Les grandes puissances ne se disputent plus seulement des territoires, mais des atomes. Dans le monde contemporain, la géopolitique passe par le tableau périodique. Derrière chaque smartphone, moteur électrique ou missile de précision se cache une poignée de métaux aux noms mystérieux : néodyme, dysprosium, gallium, terbium. Ces « terres rares » sont la clef de voûte de la transition technologique et militaire du XXIᵉ siècle.


Or, un pays détient l’essentiel de leur raffinage : la Chine.


Une dépendance mondiale sous contrôle chinois


Depuis vingt ans, Pékin a méthodiquement tissé une hégémonie minérale. Si d’autres pays possèdent des gisements comme l'Australie, les États-Unis, le Canada, l'Afrique du Sud, la Chine a investi dans la partie invisible de la chaîne, la plus stratégique : la transformation chimique et métallurgique.


Résultat : aujourd’hui, près de 90 % du raffinage mondial des terres rares se fait en Chine, tout comme la quasi-totalité de la fabrication d’aimants permanents utilisés dans les moteurs électriques et les systèmes de guidage.


Cette position confère à Pékin une arme silencieuse : celle de l’approvisionnement. À chaque tension diplomatique, la menace d’un embargo plane. Déjà en 2010, la Chine avait coupé les exportations vers le Japon après un différend maritime. Depuis, les Occidentaux savent qu’ils dépendent d’une monopole stratégique, comparable au pétrole saoudien dans les années 1970.


Washington et Canberra resserrent leurs rangs


Conscients du danger, les États-Unis et l’Australie ont décidé de passer à l’offensive. Le 20 octobre 2025, les deux pays ont signé un accord majeur sur les “minéraux critiques”, visant à bâtir une chaîne d’approvisionnement indépendante du géant chinois.


Ce pacte, doté d’un financement initial de plusieurs milliards de dollars, prévoit la création de nouvelles capacités d’extraction, de raffinage et de production d’alliages sur le sol australien, avec un appui industriel et technologique US. L’idée est simple : transformer sur place plutôt que d’expédier le minerai en Chine.


Les premiers projets identifiés concernent notamment le néodyme-praséodyme (utilisé dans les aimants de véhicules électriques) et le gallium, indispensable à l’électronique de défense et aux semi-conducteurs.

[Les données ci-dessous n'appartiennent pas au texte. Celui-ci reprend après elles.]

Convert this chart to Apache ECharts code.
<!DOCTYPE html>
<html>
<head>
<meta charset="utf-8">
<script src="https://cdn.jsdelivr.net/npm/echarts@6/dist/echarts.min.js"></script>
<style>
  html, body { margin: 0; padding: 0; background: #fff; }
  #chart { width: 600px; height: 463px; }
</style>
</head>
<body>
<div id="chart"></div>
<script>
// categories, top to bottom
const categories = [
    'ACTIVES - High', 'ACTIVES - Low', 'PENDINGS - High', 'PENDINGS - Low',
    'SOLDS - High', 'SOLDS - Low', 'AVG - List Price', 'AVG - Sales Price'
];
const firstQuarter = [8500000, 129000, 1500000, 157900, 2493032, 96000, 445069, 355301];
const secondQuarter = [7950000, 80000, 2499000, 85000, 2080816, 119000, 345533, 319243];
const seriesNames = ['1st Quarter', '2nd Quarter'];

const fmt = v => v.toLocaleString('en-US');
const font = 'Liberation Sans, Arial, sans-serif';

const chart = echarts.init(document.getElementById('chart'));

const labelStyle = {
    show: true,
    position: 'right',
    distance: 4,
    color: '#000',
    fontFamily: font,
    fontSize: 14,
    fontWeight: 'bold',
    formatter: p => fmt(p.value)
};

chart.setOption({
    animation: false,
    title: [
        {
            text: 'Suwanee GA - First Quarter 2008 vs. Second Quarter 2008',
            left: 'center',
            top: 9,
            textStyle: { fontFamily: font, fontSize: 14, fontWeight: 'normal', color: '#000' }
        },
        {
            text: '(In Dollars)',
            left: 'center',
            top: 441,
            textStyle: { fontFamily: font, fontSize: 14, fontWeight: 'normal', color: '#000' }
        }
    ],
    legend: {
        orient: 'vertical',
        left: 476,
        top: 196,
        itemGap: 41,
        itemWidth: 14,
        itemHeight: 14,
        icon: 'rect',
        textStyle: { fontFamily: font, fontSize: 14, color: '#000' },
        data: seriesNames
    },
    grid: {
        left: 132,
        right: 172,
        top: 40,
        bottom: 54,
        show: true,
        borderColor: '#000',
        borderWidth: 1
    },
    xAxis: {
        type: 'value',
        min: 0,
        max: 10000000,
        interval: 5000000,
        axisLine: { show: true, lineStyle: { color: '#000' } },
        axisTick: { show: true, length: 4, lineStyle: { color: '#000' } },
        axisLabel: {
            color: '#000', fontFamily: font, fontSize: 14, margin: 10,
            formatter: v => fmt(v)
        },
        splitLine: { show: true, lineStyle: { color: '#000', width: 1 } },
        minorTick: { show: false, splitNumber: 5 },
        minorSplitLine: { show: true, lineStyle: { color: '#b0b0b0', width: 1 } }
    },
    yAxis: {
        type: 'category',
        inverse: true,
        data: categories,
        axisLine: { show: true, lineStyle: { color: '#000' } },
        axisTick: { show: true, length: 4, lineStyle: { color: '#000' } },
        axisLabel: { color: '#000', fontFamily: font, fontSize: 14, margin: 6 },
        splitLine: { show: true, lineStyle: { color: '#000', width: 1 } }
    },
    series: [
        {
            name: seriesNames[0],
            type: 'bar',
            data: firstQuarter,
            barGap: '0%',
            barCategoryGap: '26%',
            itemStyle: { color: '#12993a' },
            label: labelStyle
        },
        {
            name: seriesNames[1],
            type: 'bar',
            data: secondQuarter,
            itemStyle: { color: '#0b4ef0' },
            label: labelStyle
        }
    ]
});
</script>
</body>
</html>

À terme, l’alliance vise à former une sorte d’OTAN minérale, capable de sécuriser les métaux critiques entre pays alliés.


Une bataille industrielle avant d’être géologique


Mais que l’on ne s’y trompe pas : ouvrir une mine ne suffit pas. L’extraction n’est que la partie émergée de l’iceberg. La vraie bataille se joue dans ce qu’on appelle le “midstream”, c’est-à-dire les étapes de transformation, de séparation chimique, de frittage et d’alliage.


Or, ces étapes nécessitent un savoir-faire complexe, coûteux et souvent polluant, que la Chine a accepté d’assumer quand l’Occident l’a délocalisé dans les années 1990.


Reconstituer cette chaîne prendra du temps et des milliards. Les projets australiens comme Arafura ou Lynas avancent, mais aucun ne peut encore rivaliser avec les mastodontes chinois comme Baotou ou China Northern Rare Earth.


L’accord USA–Australie n’est donc pas une rupture immédiate, mais une reconstruction lente d’une souveraineté industrielle perdue depuis trente ans.


Ce bras de fer dépasse la seule question des mines. Il marque le retour de la politique industrielle comme instrument de puissance. Les États-Unis, jadis apôtres du libre-échange, redécouvrent le protectionnisme stratégique : subventions massives, achats publics, clauses de contenu local. L’Australie, elle, devient l’avant-poste minéral du monde libre : un “bouclier minier” entre l’Occident et la Chine.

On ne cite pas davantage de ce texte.